[Collection entries]
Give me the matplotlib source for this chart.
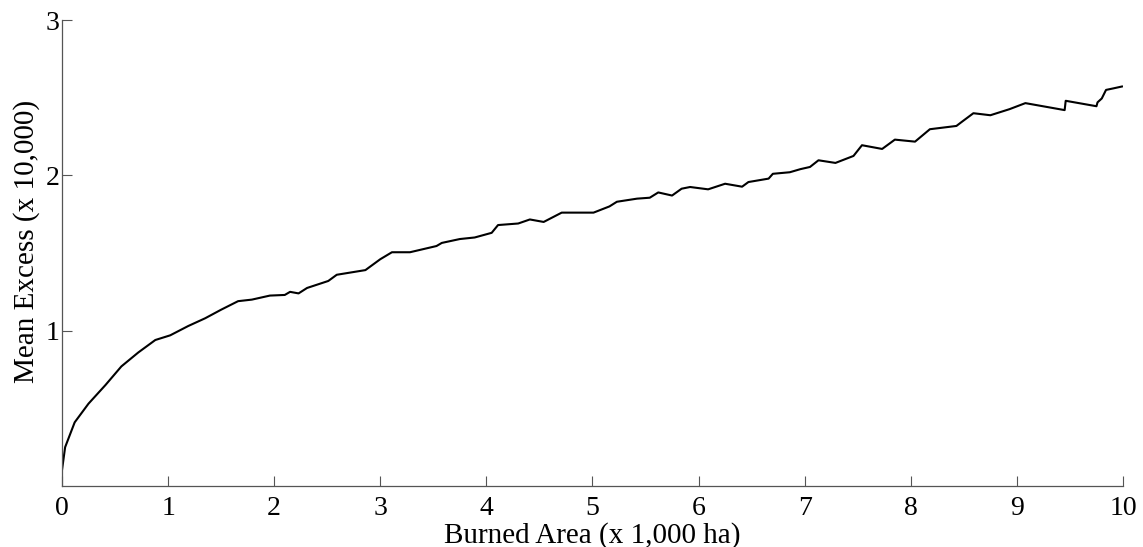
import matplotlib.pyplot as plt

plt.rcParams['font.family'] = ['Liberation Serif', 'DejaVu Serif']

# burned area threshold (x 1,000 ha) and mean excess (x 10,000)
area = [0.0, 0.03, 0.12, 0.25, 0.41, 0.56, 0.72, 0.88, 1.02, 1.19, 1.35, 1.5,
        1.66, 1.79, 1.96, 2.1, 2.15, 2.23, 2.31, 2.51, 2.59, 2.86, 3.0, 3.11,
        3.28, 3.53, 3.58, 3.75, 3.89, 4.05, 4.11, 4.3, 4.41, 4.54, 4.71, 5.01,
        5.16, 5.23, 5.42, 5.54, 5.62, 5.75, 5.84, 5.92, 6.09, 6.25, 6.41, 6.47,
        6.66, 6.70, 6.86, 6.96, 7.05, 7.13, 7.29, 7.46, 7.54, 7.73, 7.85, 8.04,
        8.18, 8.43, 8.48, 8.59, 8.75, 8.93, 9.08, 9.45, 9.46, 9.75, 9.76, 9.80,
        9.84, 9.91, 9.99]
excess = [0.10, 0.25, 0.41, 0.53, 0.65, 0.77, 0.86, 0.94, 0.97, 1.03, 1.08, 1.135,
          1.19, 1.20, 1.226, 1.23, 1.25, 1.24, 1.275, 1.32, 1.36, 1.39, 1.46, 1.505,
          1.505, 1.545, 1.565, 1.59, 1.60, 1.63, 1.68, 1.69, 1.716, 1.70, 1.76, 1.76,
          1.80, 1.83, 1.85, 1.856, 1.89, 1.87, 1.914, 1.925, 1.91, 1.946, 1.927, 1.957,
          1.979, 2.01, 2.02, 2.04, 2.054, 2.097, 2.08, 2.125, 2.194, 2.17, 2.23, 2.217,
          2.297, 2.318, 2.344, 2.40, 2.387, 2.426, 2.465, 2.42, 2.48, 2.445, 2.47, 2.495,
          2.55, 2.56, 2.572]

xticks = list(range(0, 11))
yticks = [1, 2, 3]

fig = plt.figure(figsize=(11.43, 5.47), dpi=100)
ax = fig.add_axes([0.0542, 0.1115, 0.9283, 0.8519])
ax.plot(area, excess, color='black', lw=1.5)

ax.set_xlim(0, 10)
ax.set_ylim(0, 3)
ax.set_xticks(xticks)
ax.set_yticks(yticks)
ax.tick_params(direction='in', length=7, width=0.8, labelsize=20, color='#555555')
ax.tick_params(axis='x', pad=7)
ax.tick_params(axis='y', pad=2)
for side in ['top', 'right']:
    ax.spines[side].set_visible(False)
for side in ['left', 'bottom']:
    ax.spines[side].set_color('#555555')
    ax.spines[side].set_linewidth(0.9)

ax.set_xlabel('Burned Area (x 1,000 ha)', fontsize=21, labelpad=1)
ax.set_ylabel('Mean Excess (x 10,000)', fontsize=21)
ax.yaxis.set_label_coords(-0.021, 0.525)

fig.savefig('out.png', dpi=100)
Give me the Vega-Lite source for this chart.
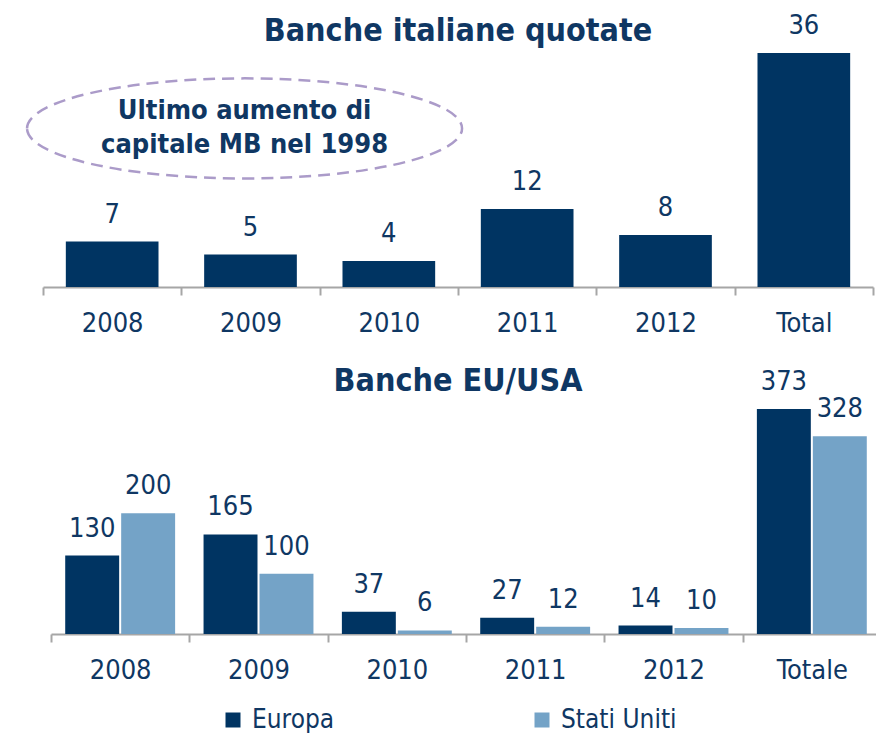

■ **EXERCISE TASK**
Repeat, with no pictures, each line from the beginning of the data through the line containing "plt.rcParams['font.family'] = ['Liberation", inclusive.

■ **SOLUTION BELOW**
Give me the matplotlib source for this chart.
import matplotlib.pyplot as plt

plt.rcParams['font.family'] = ['Liberation Serif', 'DejaVu Serif']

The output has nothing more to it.